* [What you need to do]
Copy the data exactly; pictures stay out of the copy.

* [Supplied material]
########################################
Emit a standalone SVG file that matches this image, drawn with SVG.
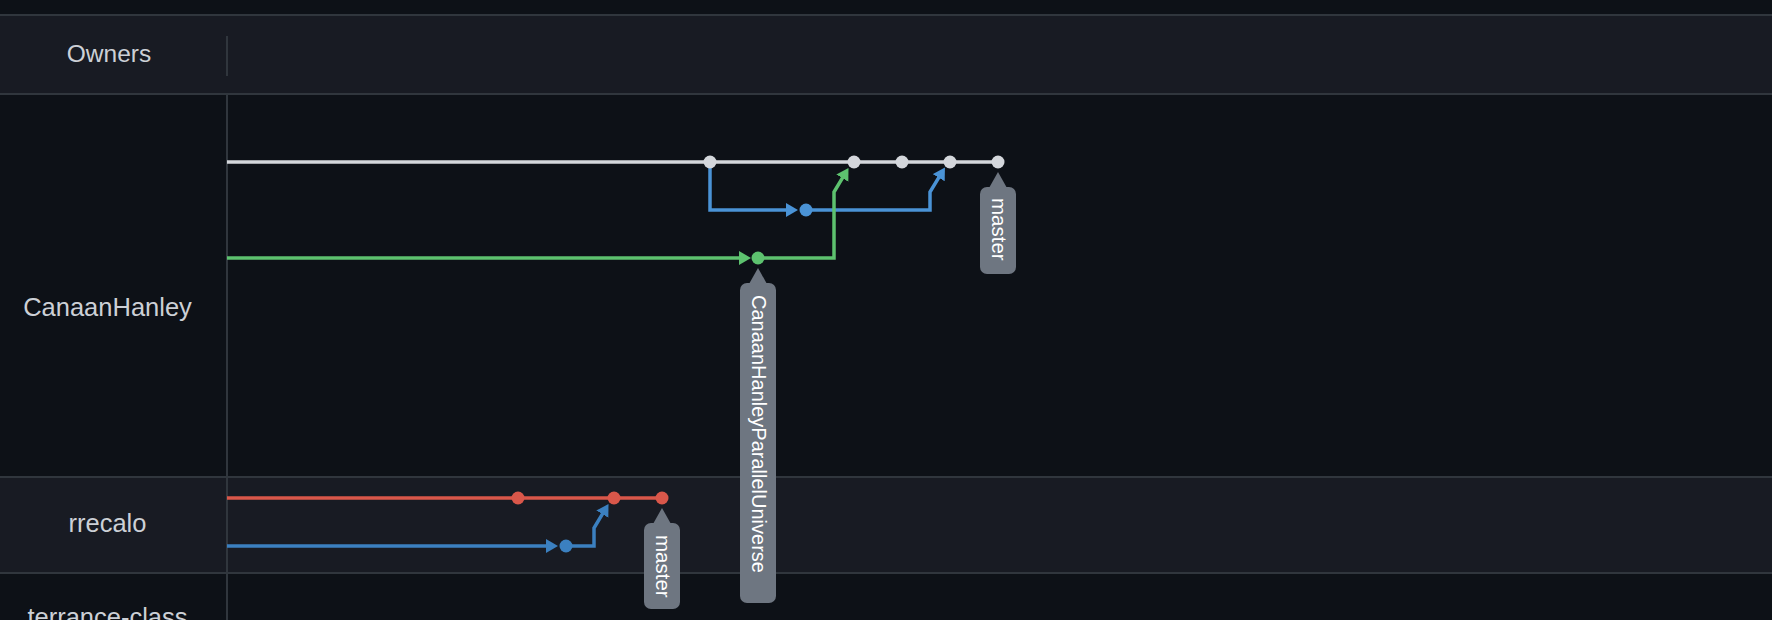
<svg xmlns="http://www.w3.org/2000/svg" width="1772" height="620" viewBox="0 0 1772 620">
<defs>
<style>
.lbl{font-family:"Liberation Sans",Arial,sans-serif;font-size:24.5px;fill:#ccd0d6;text-anchor:middle}
.tagtxt{font-family:"Liberation Sans",Arial,sans-serif;font-size:20.5px;fill:#ffffff}
.tag{fill:#6e7681}
.sep{stroke:#30363d;stroke-width:2}
.ln{fill:none;stroke-width:3.5;stroke-linejoin:miter}
.w{stroke:#d4d7dc}.wf{fill:#d4d7dc}
.b{stroke:#4a93d6}.bf{fill:#4a93d6}
.g{stroke:#5dc26f}.gf{fill:#5dc26f}
.r{stroke:#d9574a}.rf{fill:#d9574a}
.b2{stroke:#3b80c0}.b2f{fill:#3b80c0}
</style>
<marker id="ab" markerUnits="userSpaceOnUse" markerWidth="13" markerHeight="15" refX="5" refY="7" orient="auto"><path d="M0,0 L12,7 L0,14 z" fill="#4a93d6"/></marker>
<marker id="ag" markerUnits="userSpaceOnUse" markerWidth="13" markerHeight="15" refX="5" refY="7" orient="auto"><path d="M0,0 L12,7 L0,14 z" fill="#5dc26f"/></marker>
<marker id="ab2" markerUnits="userSpaceOnUse" markerWidth="13" markerHeight="15" refX="5" refY="7" orient="auto"><path d="M0,0 L12,7 L0,14 z" fill="#3b80c0"/></marker>
</defs>
<rect x="0" y="0" width="1772" height="620" fill="#0d1117"/>
<rect x="0" y="15" width="1772" height="79" fill="#181b23"/>
<rect x="0" y="477" width="1772" height="96" fill="#181b23"/>
<g id="grid">
<line class="sep" x1="0" y1="15" x2="1772" y2="15"/>
<line class="sep" x1="0" y1="94" x2="1772" y2="94"/>
<line class="sep" x1="0" y1="477" x2="1772" y2="477"/>
<line class="sep" x1="0" y1="573" x2="1772" y2="573"/>
<line class="sep" x1="227" y1="36" x2="227" y2="76"/>
<line class="sep" x1="227" y1="94" x2="227" y2="620"/>
</g>
<g id="row-labels">
<text class="lbl" x="109" y="62">Owners</text>
<text class="lbl" x="107.5" y="316" style="font-size:25.5px">CanaanHanley</text>
<text class="lbl" x="107.5" y="532" style="font-size:25.5px">rrecalo</text>
<text class="lbl" x="107.5" y="626" style="font-size:25.5px">terrance-class</text>
</g>
<g id="connectors">
<path class="ln w" d="M227,162 H998"/>
<path class="ln b" d="M710,162 V210 H791" marker-end="url(#ab)"/>
<path class="ln b" d="M806,210 H930 V192 L941.3,173.4" marker-end="url(#ab)"/>
<path class="ln g" d="M227,258 H744" marker-end="url(#ag)"/>
<path class="ln g" d="M758,258 H834 V192 L844.9,173.9" marker-end="url(#ag)"/>
<path class="ln r" d="M227,498 H662"/>
<path class="ln b2" d="M227,546 H551" marker-end="url(#ab2)"/>
<path class="ln b2" d="M566,546 H594 V528 L604.9,509.9" marker-end="url(#ab2)"/>
</g>
<g id="commits-master">
<circle class="wf" cx="710" cy="162" r="6.5"/>
<circle class="wf" cx="854" cy="162" r="6.5"/>
<circle class="wf" cx="902" cy="162" r="6.5"/>
<circle class="wf" cx="950" cy="162" r="6.5"/>
<circle class="wf" cx="998" cy="162" r="6.5"/>
</g>
<g id="commit-blue">
<circle class="bf" cx="806" cy="210" r="6.5"/>
</g>
<g id="commit-green">
<circle class="gf" cx="758" cy="258" r="6.5"/>
</g>
<g id="commits-rrecalo">
<circle class="rf" cx="518" cy="498" r="6.5"/>
<circle class="rf" cx="614" cy="498" r="6.5"/>
<circle class="rf" cx="662" cy="498" r="6.5"/>
<circle class="b2f" cx="566" cy="546" r="6.5"/>
</g>
<g id="tag-master-canaan">
<path class="tag" d="M989,188 L998,172 L1007,188 z"/>
<rect class="tag" x="980" y="187" width="36" height="87" rx="7"/>
<text class="tagtxt" transform="translate(991.5,198) rotate(90)">master</text>
</g>
<g id="tag-parallel">
<path class="tag" d="M749,284 L758,268 L767,284 z"/>
<rect class="tag" x="740" y="283" width="36" height="320" rx="7"/>
<text class="tagtxt" style="font-size:20px" transform="translate(751.5,295) rotate(90)">CanaanHanleyParallelUniverse</text>
</g>
<g id="tag-master-rrecalo">
<path class="tag" d="M653,524 L662,508 L671,524 z"/>
<rect class="tag" x="644" y="523" width="36" height="86" rx="7"/>
<text class="tagtxt" transform="translate(655.5,535) rotate(90)">master</text>
</g>
</svg>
########################################
* [Result]
Emit a standalone SVG file that matches this image, drawn with SVG.
<svg xmlns="http://www.w3.org/2000/svg" width="1772" height="620" viewBox="0 0 1772 620">
<defs>
<style>
.lbl{font-family:"Liberation Sans",Arial,sans-serif;font-size:24.5px;fill:#ccd0d6;text-anchor:middle}
.tagtxt{font-family:"Liberation Sans",Arial,sans-serif;font-size:20.5px;fill:#ffffff}
.tag{fill:#6e7681}
.sep{stroke:#30363d;stroke-width:2}
.ln{fill:none;stroke-width:3.5;stroke-linejoin:miter}
.w{stroke:#d4d7dc}.wf{fill:#d4d7dc}
.b{stroke:#4a93d6}.bf{fill:#4a93d6}
.g{stroke:#5dc26f}.gf{fill:#5dc26f}
.r{stroke:#d9574a}.rf{fill:#d9574a}
.b2{stroke:#3b80c0}.b2f{fill:#3b80c0}
</style>
<marker id="ab" markerUnits="userSpaceOnUse" markerWidth="13" markerHeight="15" refX="5" refY="7" orient="auto"><path d="M0,0 L12,7 L0,14 z" fill="#4a93d6"/></marker>
<marker id="ag" markerUnits="userSpaceOnUse" markerWidth="13" markerHeight="15" refX="5" refY="7" orient="auto"><path d="M0,0 L12,7 L0,14 z" fill="#5dc26f"/></marker>
<marker id="ab2" markerUnits="userSpaceOnUse" markerWidth="13" markerHeight="15" refX="5" refY="7" orient="auto"><path d="M0,0 L12,7 L0,14 z" fill="#3b80c0"/></marker>
</defs>
<rect x="0" y="0" width="1772" height="620" fill="#0d1117"/>
<rect x="0" y="15" width="1772" height="79" fill="#181b23"/>
<rect x="0" y="477" width="1772" height="96" fill="#181b23"/>
<g id="grid">
<line class="sep" x1="0" y1="15" x2="1772" y2="15"/>
<line class="sep" x1="0" y1="94" x2="1772" y2="94"/>
<line class="sep" x1="0" y1="477" x2="1772" y2="477"/>
<line class="sep" x1="0" y1="573" x2="1772" y2="573"/>
<line class="sep" x1="227" y1="36" x2="227" y2="76"/>
<line class="sep" x1="227" y1="94" x2="227" y2="620"/>
</g>
<g id="row-labels">
<text class="lbl" x="109" y="62">Owners</text>
<text class="lbl" x="107.5" y="316" style="font-size:25.5px">CanaanHanley</text>
<text class="lbl" x="107.5" y="532" style="font-size:25.5px">rrecalo</text>
<text class="lbl" x="107.5" y="626" style="font-size:25.5px">terrance-class</text>
</g>
<g id="connectors">
<path class="ln w" d="M227,162 H998"/>
<path class="ln b" d="M710,162 V210 H791" marker-end="url(#ab)"/>
<path class="ln b" d="M806,210 H930 V192 L941.3,173.4" marker-end="url(#ab)"/>
<path class="ln g" d="M227,258 H744" marker-end="url(#ag)"/>
<path class="ln g" d="M758,258 H834 V192 L844.9,173.9" marker-end="url(#ag)"/>
<path class="ln r" d="M227,498 H662"/>
<path class="ln b2" d="M227,546 H551" marker-end="url(#ab2)"/>
<path class="ln b2" d="M566,546 H594 V528 L604.9,509.9" marker-end="url(#ab2)"/>
</g>
<g id="commits-master">
<circle class="wf" cx="710" cy="162" r="6.5"/>
<circle class="wf" cx="854" cy="162" r="6.5"/>
<circle class="wf" cx="902" cy="162" r="6.5"/>
<circle class="wf" cx="950" cy="162" r="6.5"/>
<circle class="wf" cx="998" cy="162" r="6.5"/>
</g>
<g id="commit-blue">
<circle class="bf" cx="806" cy="210" r="6.5"/>
</g>
<g id="commit-green">
<circle class="gf" cx="758" cy="258" r="6.5"/>
</g>
<g id="commits-rrecalo">
<circle class="rf" cx="518" cy="498" r="6.5"/>
<circle class="rf" cx="614" cy="498" r="6.5"/>
<circle class="rf" cx="662" cy="498" r="6.5"/>
<circle class="b2f" cx="566" cy="546" r="6.5"/>
</g>
<g id="tag-master-canaan">
<path class="tag" d="M989,188 L998,172 L1007,188 z"/>
<rect class="tag" x="980" y="187" width="36" height="87" rx="7"/>
<text class="tagtxt" transform="translate(991.5,198) rotate(90)">master</text>
</g>
<g id="tag-parallel">
<path class="tag" d="M749,284 L758,268 L767,284 z"/>
<rect class="tag" x="740" y="283" width="36" height="320" rx="7"/>
<text class="tagtxt" style="font-size:20px" transform="translate(751.5,295) rotate(90)">CanaanHanleyParallelUniverse</text>
</g>
<g id="tag-master-rrecalo">
<path class="tag" d="M653,524 L662,508 L671,524 z"/>
<rect class="tag" x="644" y="523" width="36" height="86" rx="7"/>
<text class="tagtxt" transform="translate(655.5,535) rotate(90)">master</text>
</g>
</svg>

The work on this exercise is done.